(Short exercise) Each line from the top of the listing through the one holding "import seaborn as sns" should be restated word for word, with nothing added and no pictures.

(Information provided)
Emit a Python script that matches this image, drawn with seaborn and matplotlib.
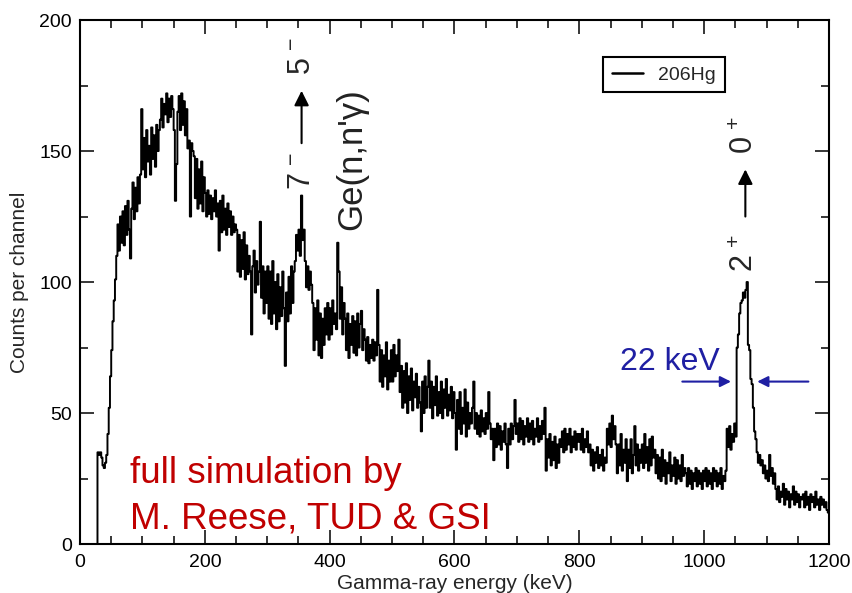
import numpy as np
import pandas as pd
import matplotlib
matplotlib.use("Agg")
import matplotlib.pyplot as plt
from matplotlib.ticker import MultipleLocator
import seaborn as sns

# Simulated 206Hg gamma-ray spectrum, 2 keV channels from 0 to 1200 keV
bin_width = 2
counts_0_100 = [0, 0, 0, 0, 0, 0, 0, 0, 0, 0, 0, 0, 0, 0,
                35, 34, 35, 33, 30, 29, 31, 34, 42, 52, 64, 74, 85, 93, 101, 110, 122, 112,
                125, 115, 127, 114, 129, 118, 131, 120, 109, 128, 138, 124, 136, 127, 140, 130, 141, 166]
counts_100_200 = [143, 155, 140, 158, 146, 152, 141, 159, 147, 156, 144, 160, 150, 158,
                  162, 170, 159, 168, 164, 172, 161, 170, 163, 171, 166, 158, 131, 145,
                  165, 171, 158, 172, 160, 169, 156, 166, 151, 154, 125, 153, 150,
                  148, 132, 147, 128, 143, 130, 146, 127, 140]
counts_200_300 = [134, 125, 135, 126, 133, 124, 132, 127, 135, 125, 130, 112,
                  131, 119, 133, 120, 128, 118, 130, 121, 127, 118, 125, 119, 122,
                  120, 104, 118, 102, 116, 105, 119, 101, 114, 103, 110, 104, 80, 106,
                  112, 96, 108, 99, 104, 123, 94, 106, 88, 104, 92]
counts_300_400 = [106, 86, 104, 84, 108, 88, 100, 82, 103, 85, 98, 87, 104, 90, 68, 96, 85, 102, 88, 106, 92, 104,
                  108, 118, 112, 120, 110, 133, 116, 120,
                  108, 98, 106, 97, 104, 99,
                  92, 74, 90, 78, 93, 72, 88, 71, 86, 76, 90, 80, 92, 78]
counts_400_500 = [90, 80, 93, 84, 88, 82, 115, 104, 86, 98, 80, 92,
                  86, 74, 88, 71, 84, 76, 87, 73, 85, 72, 88, 75, 84, 89, 74, 82,
                  78, 70, 79, 69, 76, 71, 78, 70, 77, 72, 97,
                  76, 62, 74, 60, 72, 64, 77, 59, 70, 62, 74]
counts_500_600 = [62, 76, 64, 72, 66, 78,
                  58, 68, 52, 66, 54, 69, 50, 64, 55, 67, 51, 62, 56, 65, 52, 60, 54, 43,
                  62, 50, 64, 52, 60, 70,
                  52, 62, 48, 60, 53, 64, 49, 58, 50, 62, 48, 59, 52, 63, 49, 57, 51, 60, 48, 58]
counts_600_700 = [50, 36, 55, 44, 58, 42, 52, 46, 59, 41, 54, 44, 50, 46, 52, 62,
                  44, 50, 42, 49, 41, 51, 43, 48, 42, 50, 44, 58, 46, 40, 44, 32,
                  44, 37, 46, 38, 45, 36, 43, 39, 46, 38, 29, 44, 38, 46, 40, 45, 55, 42]
counts_700_800 = [46, 39, 48, 40, 47, 38, 45, 41, 48, 39, 46, 40, 47, 38, 44, 41, 48, 39, 45, 40, 47, 42, 52,
                  28, 40, 33, 42, 30, 39, 32, 41, 29, 38, 31, 40,
                  37, 43, 35, 44, 36, 42, 38, 44, 35, 41, 37, 43, 36, 42, 39]
counts_800_900 = [42, 36, 44, 35, 40, 37, 43, 35, 38,
                  30, 36, 28, 35, 31, 37, 29, 34, 30, 36, 28, 33, 31,
                  44, 38, 46, 37, 49, 40, 45, 38, 27,
                  38, 30, 42, 28, 36, 31, 40, 24, 36, 29, 40, 27, 34, 45, 30, 38, 28, 36, 31]
counts_900_1000 = [38, 29, 42, 31, 37, 28, 40, 30, 41, 33, 36,
                   27, 34, 25, 33, 24, 36, 26, 32, 23, 31, 27, 35, 24, 30, 26, 33, 23, 32, 25, 30, 24, 34, 26, 29,
                   27, 22, 29, 23, 28, 21, 27, 24, 29, 22, 28, 23, 27, 21, 28]
counts_1000_1100 = [24, 29, 22, 28, 23, 27, 21, 29, 24, 28, 22, 27, 23, 29, 21, 26, 24, 28,
                    44, 37, 45, 36, 42, 39, 46, 41,
                    75, 80, 88, 92, 93, 96, 94, 97, 100, 76, 74, 63, 61, 52, 43, 40,
                    35, 31, 34, 30, 32, 27, 30, 25]
counts_1100_1200 = [28, 24, 34, 26, 29, 23, 27,
                    21, 17, 22, 16, 20, 18, 23, 15, 21, 17, 20, 14, 19, 17, 22, 15, 20, 16, 19, 14, 18,
                    17, 19, 14, 20, 15, 18, 13, 19, 16, 18, 14, 20, 15, 17, 13, 18, 15, 17, 14, 16, 13, 12]

counts = (counts_0_100 + counts_100_200 + counts_200_300 + counts_300_400
          + counts_400_500 + counts_500_600 + counts_600_700 + counts_700_800
          + counts_800_900 + counts_900_1000 + counts_1000_1100 + counts_1100_1200)
edges = np.arange(0, 1200 + bin_width, bin_width)
spectrum = pd.DataFrame({"energy": edges[:-1] + bin_width / 2, "counts": counts})

# Transition labels (peak energies in keV)
line_7_5 = 355
line_ge = 436
line_2_0 = 1066
fwhm_left, fwhm_right = 1043, 1085

sns.set_style("ticks")
plt.rcParams["font.family"] = ["Liberation Sans", "DejaVu Sans"]
plt.rcParams["mathtext.fontset"] = "custom"
plt.rcParams["mathtext.rm"] = "Liberation Sans"
plt.rcParams["mathtext.default"] = "rm"

fig = plt.figure(figsize=(8.52, 5.93), dpi=100)
ax = fig.add_axes([0.0939, 0.0826, 0.8791, 0.8836])

sns.histplot(data=spectrum, x="energy", weights="counts", bins=list(edges),
             element="step", fill=False, color="black", linewidth=1.4,
             label="206Hg", ax=ax)

ax.set_xlim(0, 1200)
ax.set_ylim(0, 200)
ax.set_xticks(range(0, 1201, 200))
ax.set_yticks(range(0, 201, 50))
ax.xaxis.set_minor_locator(MultipleLocator(50))
ax.yaxis.set_minor_locator(MultipleLocator(25))
ax.tick_params(which="both", direction="in", top=True, right=True, width=1.1, colors="black")
ax.tick_params(which="major", length=10)
ax.tick_params(which="minor", length=5.5)
ax.tick_params(axis="x", pad=7, labelsize=14)
ax.tick_params(axis="y", pad=6, labelsize=14)
for s in ax.spines.values():
    s.set_linewidth(1.5)
    s.set_color("black")

ax.set_xlabel("Gamma-ray energy (keV)", fontsize=15, labelpad=2)
ax.set_ylabel("Counts per channel", fontsize=15, labelpad=7)

leg = ax.legend(loc="upper left", bbox_to_anchor=(0.698, 0.929), frameon=True,
                fancybox=False, edgecolor="black", framealpha=1, fontsize=14,
                handlelength=1.6, borderpad=0.45, handletextpad=0.8,
                borderaxespad=0)
leg.get_frame().set_linewidth(1.5)
for h in leg.get_lines():
    h.set_linewidth(1.8)

# Level transitions, written vertically with an upward arrow
def transition(x, lower, upper, y0, y1, y2, y3):
    ax.text(x, y0, lower, rotation=90, ha="center", va="bottom", fontsize=22)
    ax.annotate("", xy=(x, y2), xytext=(x, y1),
                arrowprops=dict(arrowstyle="-|>", color="black", lw=1.5,
                                mutation_scale=22, shrinkA=0, shrinkB=0))
    ax.text(x, y3, upper, rotation=90, ha="center", va="bottom", fontsize=22)

transition(line_7_5, r"7$^{\,-}$", r"5$^{\,-}$", 135, 153, 173, 179)
transition(line_2_0, r"2$^{\,+}$", r"0$^{\,+}$", 104, 125, 143, 149)

ax.text(line_ge, 120, "Ge(n,n'γ)", rotation=90, ha="center", va="bottom",
        fontsize=25, color="#222222")

# FWHM of the 2+ -> 0+ line
blue = "#1f1fa3"
ax.text(865, 66.4, "22 keV", color=blue, fontsize=23, ha="left", va="baseline")
ax.annotate("", xy=(fwhm_left, 62), xytext=(965, 62),
            arrowprops=dict(arrowstyle="-|>", color=blue, lw=1.5, mutation_scale=16,
                            shrinkA=0, shrinkB=0))
ax.annotate("", xy=(fwhm_right, 62), xytext=(1167, 62),
            arrowprops=dict(arrowstyle="-|>", color=blue, lw=1.5, mutation_scale=16,
                            shrinkA=0, shrinkB=0))

red = "#c00000"
ax.text(80, 23.3, "full simulation by", color=red, fontsize=26.5, ha="left", va="baseline")
ax.text(80, 6.1, "M. Reese, TUD & GSI", color=red, fontsize=26.5, ha="left", va="baseline")

fig.savefig("out.png", dpi=100)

(Written response)
Emit a Python script that matches this image, drawn with seaborn and matplotlib.
import numpy as np
import pandas as pd
import matplotlib
matplotlib.use("Agg")
import matplotlib.pyplot as plt
from matplotlib.ticker import MultipleLocator
import seaborn as sns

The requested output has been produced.